A total of 119 artillery, 152 tanks and armored vehicles, 222 other vehicles, 2,344 war-horses and 17 aircraft, were also present in the parade.

This equipment, mainly seized during wars before the founding of the PRC, were "multinationally built," including Japan's 75 mm Field Gun, 105 mm howitzer, Type 97 tank, 37mm anti-aircraft guns,75 mm anti-aircraft artillery, the United States' 105 mm howitzer, the EBRC armored vehicle, P-51 Fighter and Britain's Mosquito bomber.

The parade lasted for two and a half hours.


The parade that year was reviewed by then Central Military Commission (CMC) Chairman Deng Xiaoping.

Forty-two square arrays, formed by 10,370 soldiers, marched through Tian'anmen Square. A total of 117 aircraft flew over the square in four echelons.

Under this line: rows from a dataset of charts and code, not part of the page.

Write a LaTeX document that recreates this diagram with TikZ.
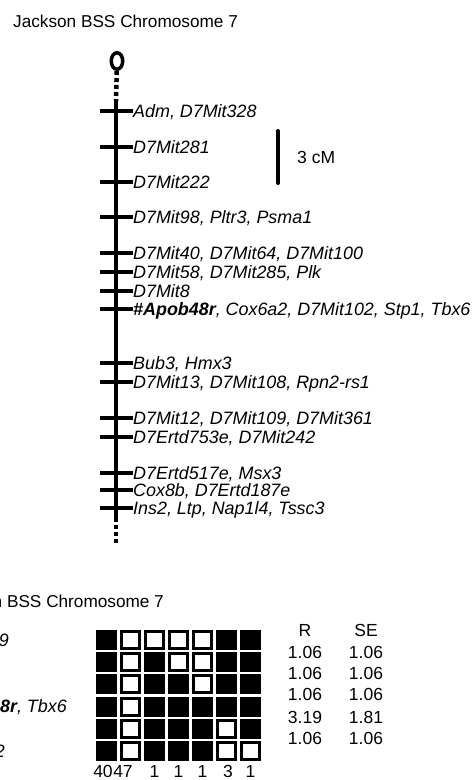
\documentclass[tikz,border=0pt]{standalone}
\usepackage{fontspec}
\setmainfont{Liberation Sans}
\usetikzlibrary{positioning,shapes.geometric}

\tikzset{
  txt/.style={inner sep=0pt, font=\fontsize{17.5}{20}\selectfont},
  head/.style={inner sep=0pt, font=\fontsize{17.2}{20}\selectfont},
  locus/.style={txt, anchor=west, text height=12.5pt, text depth=0pt, font=\fontsize{17.9}{20}\selectfont\itshape},
  tickmk/.style={line width=3.5pt},
  chrom/.style={line width=4pt},
  dotline/.style={line width=4.5pt, dash pattern=on 4pt off 3pt},
  cell1/.style={fill=black, inner sep=0pt, minimum width=21pt, minimum height=20pt},
  cell0/.style={draw=black, fill=white, line width=3pt, inner sep=0pt, minimum width=18pt, minimum height=17pt}
}

\begin{document}
\begin{tikzpicture}[x=1pt,y=-1pt]
\useasboundingbox (0,0) rectangle (475,780);
\clip (0,0) rectangle (475,780);

% upper panel: the map
\node[head, anchor=base west] (title) at (13,27) {Jackson BSS Chromosome 7};
\node[draw, ellipse, line width=3.5pt, minimum width=11.5pt, minimum height=16.5pt, inner sep=0pt] (cen) at (117,61) {};
\coordinate (ctop) at (116,101);
\coordinate (cbot) at (116,518);
\coordinate (cend) at (116,545);
\draw[dotline] (cen) -- (ctop);
\draw[chrom] (ctop) -- (cbot);
\draw[dotline] (cbot) -- (cend);

\foreach \y/\t [count=\i] in {
  111/{Adm, D7Mit328},
  147/{D7Mit281},
  182/{D7Mit222},
  217/{D7Mit98, Pltr3, Psma1},
  253/{D7Mit40, D7Mit64, D7Mit100},
  272/{D7Mit58, D7Mit285, Plk},
  291/{D7Mit8},
  309/{{\bfseries\#Apob48r}, Cox6a2, D7Mit102, Stp1, Tbx6},
  363/{Bub3, Hmx3},
  382/{D7Mit13, D7Mit108, Rpn2-rs1},
  418/{D7Mit12, D7Mit109, D7Mit361},
  437/{D7Ertd753e, D7Mit242},
  473/{D7Ertd517e, Msx3},
  490/{Cox8b, D7Ertd187e},
  508/{Ins2, Ltp, Nap1l4, Tssc3}} {
  \node[locus] (loc\i) at (133,\y) {\t};
  \draw[tickmk] (100,\y) -- (loc\i.west);
}

% scale bar
\coordinate (bartop) at (278,131);
\coordinate (barbot) at (278,183);
\draw[chrom, line cap=round] (bartop) -- (barbot);
\node[txt, anchor=west] (cm) at (297,157) {3 cM};

% lower panel: haplotypes
\node[head, anchor=base west] (title2) at (-61,607) {Jackson BSS Chromosome 7};
\node[locus, anchor=east] (frag1) at (9,640) {D7Mit109};
\node[locus, anchor=east] (frag2) at (67,706) {{\bfseries\#Apob48r}, Tbx6};
\node[locus, anchor=east] (frag3) at (5,751) {D7Mit242};

\foreach \c/\col in {0/{1,1,1,1,1,1}, 1/{0,0,0,0,0,0}, 2/{0,1,1,1,1,1},
  3/{0,0,1,1,1,1}, 4/{0,0,0,1,1,1}, 5/{1,1,1,1,0,0}, 6/{1,1,1,1,1,0}} {
  \foreach \v [count=\r from 0] in \col {
    \node[cell\v] (h\c-\r) at (106.5+24*\c, 640+22.2*\r) {};
  }
}

\foreach \n/\x [count=\i] in {40/103, 47/123, 1/154.5, 1/178.5, 1/202.5, 3/228, 1/250.5}
  \node[txt] (cnt\i) at (\x,771) {\n};

\node[txt] (rhead) at (305,630) {R};
\node[txt] (sehead) at (366,630) {SE};
\foreach \y/\r/\s [count=\i] in {652/1.06/1.06, 673/1.06/1.06, 694/1.06/1.06, 717/3.19/1.81, 738/1.06/1.06} {
  \node[txt] (r\i) at (305,\y) {\r};
  \node[txt] (se\i) at (366,\y) {\s};
}
\end{tikzpicture}
\end{document}
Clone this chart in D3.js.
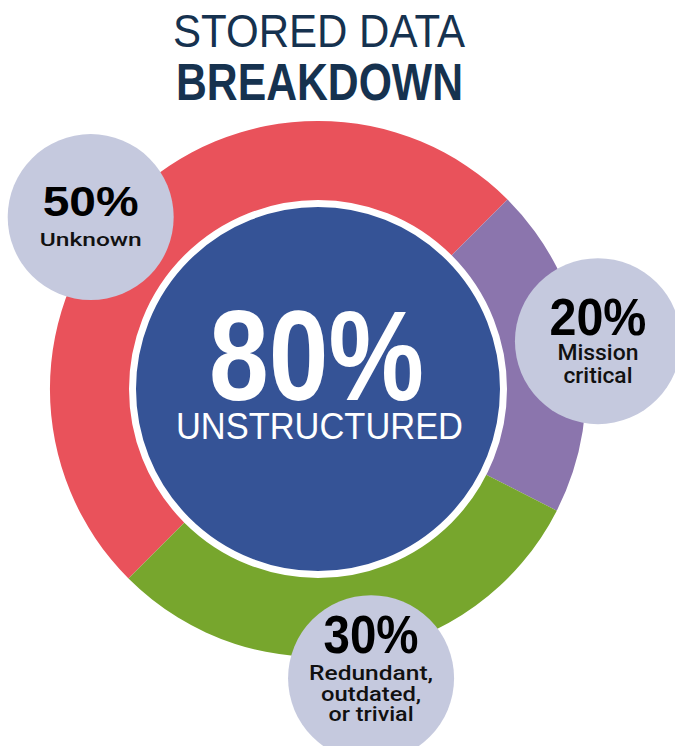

There were also 189 missiles, 205 tanks and armored vehicles, 126 artillery pieces, 18 rocket-delivered mine layers, 6,429 small arms, and 2,216 vehicles.

On display were 28 categories of weaponry, all of which were domestically made, including 19 categories of new armament, highlighting China's capabilities in national defense.

This parade showed the country's latest-generation weaponry and received world attention.


Then CMC Chairmen Jiang Zemin, also General Secretary of the CPC Central Committee and Chinese President at that time, reviewed the troops taking part in the parade celebrating the country's 50th birthday.

On display were 17 square arrays of soldiers and 25 armored vehicle phalanxes that marched through the Tian'anmen Square. The number of flying phalanxes increased to ten from four in 1984.

The new structure of the parade showed the PLA's optimized formation.

Units such as army aviation, marine corps, special armed police corps and reserve duty, all established after the initiation of the reform and opening-up drive in 1979, were for the first time present in the parade.

A total of 40 of the 42 kinds of large armament were brought to the stage for the first time. Only two of them had been displayed in the 35th anniversary parade.

More than 90 percent of the equipment was newly-developed, the most advanced in the PLA history.

Compared to the 35th anniversary parade 15 years ago, the 1999 one boasted a large contingent of defense-related technology. Hi-tech armament had become major weapons, most of which were homegrown.